§ STATED TASK: Please transcribe the data below exactly. Leave the pictures out.

§ COLLECTED DATA:
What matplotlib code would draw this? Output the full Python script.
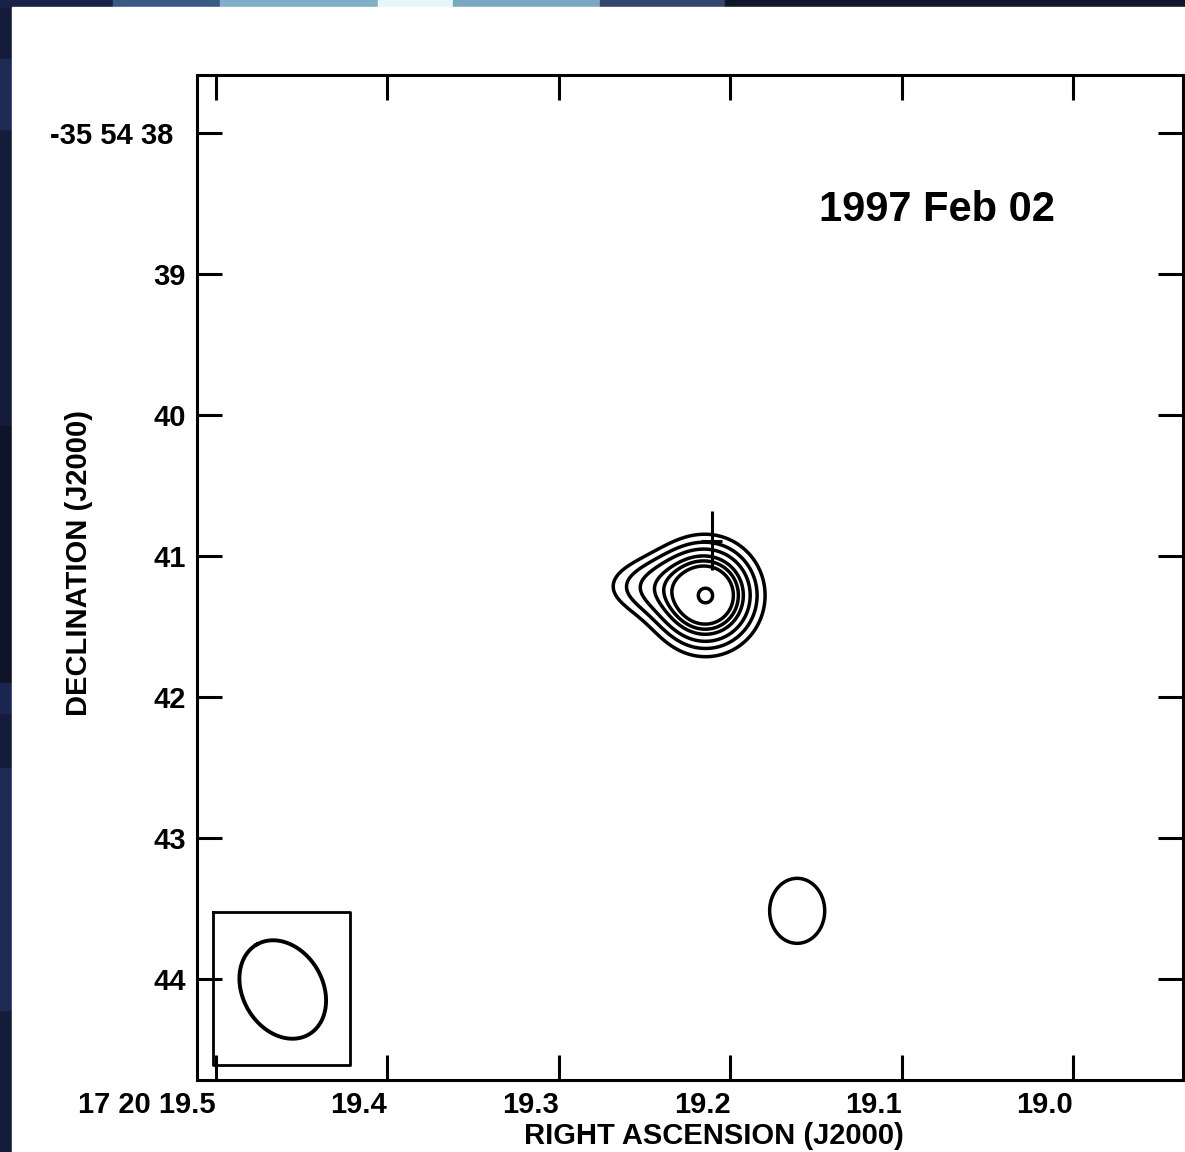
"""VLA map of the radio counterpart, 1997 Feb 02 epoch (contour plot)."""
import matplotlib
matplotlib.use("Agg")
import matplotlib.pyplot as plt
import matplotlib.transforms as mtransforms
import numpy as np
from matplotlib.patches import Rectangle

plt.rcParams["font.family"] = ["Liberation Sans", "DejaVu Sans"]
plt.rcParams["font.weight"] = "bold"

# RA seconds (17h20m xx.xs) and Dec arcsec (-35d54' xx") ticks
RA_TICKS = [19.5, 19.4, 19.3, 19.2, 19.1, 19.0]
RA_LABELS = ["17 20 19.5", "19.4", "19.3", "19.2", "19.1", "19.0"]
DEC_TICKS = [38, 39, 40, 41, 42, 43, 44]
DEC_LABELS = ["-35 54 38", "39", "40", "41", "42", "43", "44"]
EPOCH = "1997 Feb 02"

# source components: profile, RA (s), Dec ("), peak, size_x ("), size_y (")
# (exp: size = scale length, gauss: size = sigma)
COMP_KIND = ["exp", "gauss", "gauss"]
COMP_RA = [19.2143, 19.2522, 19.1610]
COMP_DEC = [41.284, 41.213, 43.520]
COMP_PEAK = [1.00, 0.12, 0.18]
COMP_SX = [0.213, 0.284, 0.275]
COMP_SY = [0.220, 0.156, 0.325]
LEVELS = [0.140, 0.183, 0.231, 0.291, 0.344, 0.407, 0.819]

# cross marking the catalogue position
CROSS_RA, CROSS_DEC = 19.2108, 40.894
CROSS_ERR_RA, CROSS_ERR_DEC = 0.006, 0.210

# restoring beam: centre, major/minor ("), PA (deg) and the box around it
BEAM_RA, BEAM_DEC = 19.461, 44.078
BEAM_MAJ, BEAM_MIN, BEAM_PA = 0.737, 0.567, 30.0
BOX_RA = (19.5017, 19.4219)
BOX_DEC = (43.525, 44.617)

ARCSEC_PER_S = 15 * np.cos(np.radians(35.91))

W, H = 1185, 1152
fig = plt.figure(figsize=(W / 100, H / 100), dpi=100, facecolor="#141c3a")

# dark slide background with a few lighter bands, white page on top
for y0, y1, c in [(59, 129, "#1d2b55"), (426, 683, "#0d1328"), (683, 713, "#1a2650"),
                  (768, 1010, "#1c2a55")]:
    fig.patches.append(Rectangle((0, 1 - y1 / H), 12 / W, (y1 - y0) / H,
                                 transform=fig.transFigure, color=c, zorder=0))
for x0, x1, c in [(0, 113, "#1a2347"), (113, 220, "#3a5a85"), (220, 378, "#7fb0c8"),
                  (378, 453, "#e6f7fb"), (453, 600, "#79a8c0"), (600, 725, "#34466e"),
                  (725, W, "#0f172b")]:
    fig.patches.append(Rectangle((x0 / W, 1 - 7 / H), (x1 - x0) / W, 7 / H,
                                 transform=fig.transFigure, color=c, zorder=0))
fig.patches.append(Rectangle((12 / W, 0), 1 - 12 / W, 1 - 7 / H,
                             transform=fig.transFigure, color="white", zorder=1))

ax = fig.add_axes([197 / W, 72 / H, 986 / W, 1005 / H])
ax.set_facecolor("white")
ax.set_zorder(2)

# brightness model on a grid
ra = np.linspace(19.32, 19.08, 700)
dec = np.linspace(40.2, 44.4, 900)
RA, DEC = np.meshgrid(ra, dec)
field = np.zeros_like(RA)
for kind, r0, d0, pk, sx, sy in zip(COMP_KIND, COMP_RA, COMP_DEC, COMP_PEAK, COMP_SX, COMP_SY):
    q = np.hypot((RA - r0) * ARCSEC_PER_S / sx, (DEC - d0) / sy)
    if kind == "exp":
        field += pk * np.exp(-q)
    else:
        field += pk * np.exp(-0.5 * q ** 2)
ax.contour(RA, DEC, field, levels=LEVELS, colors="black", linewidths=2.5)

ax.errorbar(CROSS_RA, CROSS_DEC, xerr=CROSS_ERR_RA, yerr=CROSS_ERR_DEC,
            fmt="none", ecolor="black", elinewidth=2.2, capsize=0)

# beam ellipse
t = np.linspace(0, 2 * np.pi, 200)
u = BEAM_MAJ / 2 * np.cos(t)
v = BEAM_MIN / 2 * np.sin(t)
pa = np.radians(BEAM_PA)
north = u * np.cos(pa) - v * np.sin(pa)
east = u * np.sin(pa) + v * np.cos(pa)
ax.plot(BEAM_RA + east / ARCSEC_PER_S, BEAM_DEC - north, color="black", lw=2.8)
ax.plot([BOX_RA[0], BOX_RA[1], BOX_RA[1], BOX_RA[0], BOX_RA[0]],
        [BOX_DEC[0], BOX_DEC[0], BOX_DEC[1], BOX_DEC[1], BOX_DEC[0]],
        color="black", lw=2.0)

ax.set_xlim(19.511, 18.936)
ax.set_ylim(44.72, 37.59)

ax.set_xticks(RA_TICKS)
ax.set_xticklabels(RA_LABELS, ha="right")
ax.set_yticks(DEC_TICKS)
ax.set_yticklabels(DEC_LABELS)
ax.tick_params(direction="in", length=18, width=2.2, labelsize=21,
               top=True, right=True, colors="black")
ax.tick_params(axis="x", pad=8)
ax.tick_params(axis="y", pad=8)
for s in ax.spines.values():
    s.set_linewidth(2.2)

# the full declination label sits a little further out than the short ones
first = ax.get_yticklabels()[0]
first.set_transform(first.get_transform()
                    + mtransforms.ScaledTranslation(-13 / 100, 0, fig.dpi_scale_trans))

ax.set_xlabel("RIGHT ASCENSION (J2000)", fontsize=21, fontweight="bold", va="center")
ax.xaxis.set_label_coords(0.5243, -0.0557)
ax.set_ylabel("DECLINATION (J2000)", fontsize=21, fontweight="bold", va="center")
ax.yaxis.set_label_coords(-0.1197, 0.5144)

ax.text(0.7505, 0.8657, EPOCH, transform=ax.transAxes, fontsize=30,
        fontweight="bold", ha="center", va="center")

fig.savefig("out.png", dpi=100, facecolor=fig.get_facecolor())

§ EXERCISE ANSWER:
What matplotlib code would draw this? Output the full Python script.
"""VLA map of the radio counterpart, 1997 Feb 02 epoch (contour plot)."""
import matplotlib
matplotlib.use("Agg")
import matplotlib.pyplot as plt
import matplotlib.transforms as mtransforms
import numpy as np
from matplotlib.patches import Rectangle

plt.rcParams["font.family"] = ["Liberation Sans", "DejaVu Sans"]
plt.rcParams["font.weight"] = "bold"

# RA seconds (17h20m xx.xs) and Dec arcsec (-35d54' xx") ticks
RA_TICKS = [19.5, 19.4, 19.3, 19.2, 19.1, 19.0]
RA_LABELS = ["17 20 19.5", "19.4", "19.3", "19.2", "19.1", "19.0"]
DEC_TICKS = [38, 39, 40, 41, 42, 43, 44]
DEC_LABELS = ["-35 54 38", "39", "40", "41", "42", "43", "44"]
EPOCH = "1997 Feb 02"

# source components: profile, RA (s), Dec ("), peak, size_x ("), size_y (")
# (exp: size = scale length, gauss: size = sigma)
COMP_KIND = ["exp", "gauss", "gauss"]
COMP_RA = [19.2143, 19.2522, 19.1610]
COMP_DEC = [41.284, 41.213, 43.520]
COMP_PEAK = [1.00, 0.12, 0.18]
COMP_SX = [0.213, 0.284, 0.275]
COMP_SY = [0.220, 0.156, 0.325]
LEVELS = [0.140, 0.183, 0.231, 0.291, 0.344, 0.407, 0.819]

# cross marking the catalogue position
CROSS_RA, CROSS_DEC = 19.2108, 40.894
CROSS_ERR_RA, CROSS_ERR_DEC = 0.006, 0.210

# restoring beam: centre, major/minor ("), PA (deg) and the box around it
BEAM_RA, BEAM_DEC = 19.461, 44.078
BEAM_MAJ, BEAM_MIN, BEAM_PA = 0.737, 0.567, 30.0
BOX_RA = (19.5017, 19.4219)
BOX_DEC = (43.525, 44.617)

ARCSEC_PER_S = 15 * np.cos(np.radians(35.91))

W, H = 1185, 1152
fig = plt.figure(figsize=(W / 100, H / 100), dpi=100, facecolor="#141c3a")

# dark slide background with a few lighter bands, white page on top
for y0, y1, c in [(59, 129, "#1d2b55"), (426, 683, "#0d1328"), (683, 713, "#1a2650"),
                  (768, 1010, "#1c2a55")]:
    fig.patches.append(Rectangle((0, 1 - y1 / H), 12 / W, (y1 - y0) / H,
                                 transform=fig.transFigure, color=c, zorder=0))
for x0, x1, c in [(0, 113, "#1a2347"), (113, 220, "#3a5a85"), (220, 378, "#7fb0c8"),
                  (378, 453, "#e6f7fb"), (453, 600, "#79a8c0"), (600, 725, "#34466e"),
                  (725, W, "#0f172b")]:
    fig.patches.append(Rectangle((x0 / W, 1 - 7 / H), (x1 - x0) / W, 7 / H,
                                 transform=fig.transFigure, color=c, zorder=0))
fig.patches.append(Rectangle((12 / W, 0), 1 - 12 / W, 1 - 7 / H,
                             transform=fig.transFigure, color="white", zorder=1))

ax = fig.add_axes([197 / W, 72 / H, 986 / W, 1005 / H])
ax.set_facecolor("white")
ax.set_zorder(2)

# brightness model on a grid
ra = np.linspace(19.32, 19.08, 700)
dec = np.linspace(40.2, 44.4, 900)
RA, DEC = np.meshgrid(ra, dec)
field = np.zeros_like(RA)
for kind, r0, d0, pk, sx, sy in zip(COMP_KIND, COMP_RA, COMP_DEC, COMP_PEAK, COMP_SX, COMP_SY):
    q = np.hypot((RA - r0) * ARCSEC_PER_S / sx, (DEC - d0) / sy)
    if kind == "exp":
        field += pk * np.exp(-q)
    else:
        field += pk * np.exp(-0.5 * q ** 2)
ax.contour(RA, DEC, field, levels=LEVELS, colors="black", linewidths=2.5)

ax.errorbar(CROSS_RA, CROSS_DEC, xerr=CROSS_ERR_RA, yerr=CROSS_ERR_DEC,
            fmt="none", ecolor="black", elinewidth=2.2, capsize=0)

# beam ellipse
t = np.linspace(0, 2 * np.pi, 200)
u = BEAM_MAJ / 2 * np.cos(t)
v = BEAM_MIN / 2 * np.sin(t)
pa = np.radians(BEAM_PA)
north = u * np.cos(pa) - v * np.sin(pa)
east = u * np.sin(pa) + v * np.cos(pa)
ax.plot(BEAM_RA + east / ARCSEC_PER_S, BEAM_DEC - north, color="black", lw=2.8)
ax.plot([BOX_RA[0], BOX_RA[1], BOX_RA[1], BOX_RA[0], BOX_RA[0]],
        [BOX_DEC[0], BOX_DEC[0], BOX_DEC[1], BOX_DEC[1], BOX_DEC[0]],
        color="black", lw=2.0)

ax.set_xlim(19.511, 18.936)
ax.set_ylim(44.72, 37.59)

ax.set_xticks(RA_TICKS)
ax.set_xticklabels(RA_LABELS, ha="right")
ax.set_yticks(DEC_TICKS)
ax.set_yticklabels(DEC_LABELS)
ax.tick_params(direction="in", length=18, width=2.2, labelsize=21,
               top=True, right=True, colors="black")
ax.tick_params(axis="x", pad=8)
ax.tick_params(axis="y", pad=8)
for s in ax.spines.values():
    s.set_linewidth(2.2)

# the full declination label sits a little further out than the short ones
first = ax.get_yticklabels()[0]
first.set_transform(first.get_transform()
                    + mtransforms.ScaledTranslation(-13 / 100, 0, fig.dpi_scale_trans))

ax.set_xlabel("RIGHT ASCENSION (J2000)", fontsize=21, fontweight="bold", va="center")
ax.xaxis.set_label_coords(0.5243, -0.0557)
ax.set_ylabel("DECLINATION (J2000)", fontsize=21, fontweight="bold", va="center")
ax.yaxis.set_label_coords(-0.1197, 0.5144)

ax.text(0.7505, 0.8657, EPOCH, transform=ax.transAxes, fontsize=30,
        fontweight="bold", ha="center", va="center")

fig.savefig("out.png", dpi=100, facecolor=fig.get_facecolor())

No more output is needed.